La Reza non sembra avere dubbi, e la sua pièce consegna allo spettatore una risposta, a suo modo, inequivoca: No! Ma, poiché l’autrice scrive testi per il teatro, l’inequivoco scetticismo di questa sua risposta lo mette a servizio di una macchina implacabile, d’irresistibile divertimento. È un testo da mettere in scena cercando di non essere eccessivamente contagiati dal sulfureo cinismo che lo abita, lasciandosi guidare dal preciso e geometrico rincorrersi dei colpi di scena, dall’abilità con cui nel dialogo si aprono nuove, inaspettate, prospettive, che sfumano e svariano, dei quattro personaggi che ne reggono l’ordito, a turno, l’odio, il risentimento, l’invidia, il vuoto, il nulla.
La Reza non sembra credere alle magnifiche sorti e progressive dell’uomo contemporaneo, bene informato, diligente servitore di generiche cause morali, coattivamente alla ricerca, per sé, d’improbabili attestati di civiltà e buone maniere. Riesce così, di quest’umanità, a scovare il sottofondo barbarico, nichilista, meschinamente incapace di condividere un pur minimo progetto comune. Lo fa dandosi il perimetro modesto di un intelligente divertissment, di un intrattenimento contagiosamente divertente, che nella risata sommerge anche lo spettatore, riflesso nello specchio deforme di una condizione in cui molti potranno riconoscersi.

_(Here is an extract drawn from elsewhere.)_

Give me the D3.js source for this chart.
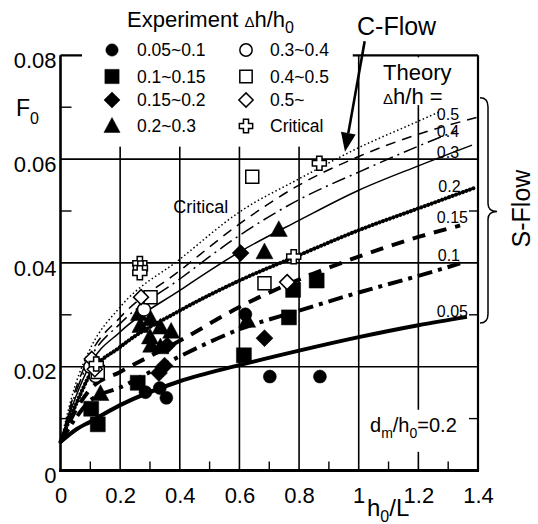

Non ho mai affrontato prima d’ora un testo di questo genere, probabilmente per un sospetto. Diffidavo dell’eccessiva definizione di cui sono relatori i personaggi, dell’eccessiva programmaticità che, in genere, abita questo tipo di drammaturgia dedicata all’oggi. Il teatro mi sembra, infatti, da sempre, inestricabilmente legato alla possibilità vertiginosa di far vacillare le nostre certezze, conducendoci in luoghi ignoti, attraverso una lingua di cui non afferriamo mai del tutto il senso. Assistendo, a Parigi, ad una recita dell’allestimento di questa pièce curato dalla stessa Reza, con un formidabile quartetto di attori tra cui una straordinaria Isabelle Huppert, ho capito che questo testo contiene una sfida, compresa tra l’apparente evidenza di ciò che mostra, e l’efferatezza misteriosa che nasconde. È una sfida che non potrei neanche tentare di raccogliere, se non ci fosse la complicità di interpreti in grado di lottare con il testo, schiudendone la ferocia e quel sottofondo ineffabile che ne costituisce la speciale energia nascosta, l’humus oscuro e spaesante.
Ho deciso di mettere in scena Il Dio della Carneficina per accettare questa sfida, condividendola con quattro attori - Anna Bonaiuto, Alessio Boni, Michela Cescon, Silvio Orlando - che, con la loro personalità eccezionale, mi offrono, ancor prima d’iniziare, il salvacondotto necessario perché questo viaggio sia possibile, e la confortante certezza che, comunque, ne sarà valsa la pena.
(Roberto Andò)



Autore
La scrittrice francese Yasmina Reza (1959), comincia come attrice lavorando in varie spettacoli moderni ma anche in classici come Molière e Marivaux. Nel 1987 scrive la sua prima pièce: Conversations après un enterrement (Conversazioni dopo una sepoltura) con cui vince il Molière Award come migliore autore. Traduce La Metamorfosi di Kafka per Roman Polanski per cui viene nominata per il Molière Award come migliore traduttrice. La sua seconda pièce La traversée de l’hiver (La traversata dell’inverno) nel 1990 vince un altro Molière Award e il successivo L’homme du Hasard (L’uomo del caso) riscuote grande successo in tutta Europa e anche in America. Nel 1994 scrive Art (Arte) il capolavoro con cui vince l’anno successivo un altro Molière Award come migliore autore, il testo viene riprodotto in tutto il mondo e tradotto in più di 30 lingue. Tra i lavori più importanti troviamo: Una desolazione, L’alba la sera o la notte, Uomini incapaci di farsi amare. Nel 2006 arriva Dieu du carnage (Il Dio della carneficina) messo in scena l’anno successivo con la regia di Jurge Gosch vince il Viennese Nestroy-Theatreprize come miglior performance in lingua tedesca dell’anno. Debutta l’anno successivo a Londra con la regia di Matthew Warchus, la traduzione di Christopher Hampton, protagonista Ralph Finnes.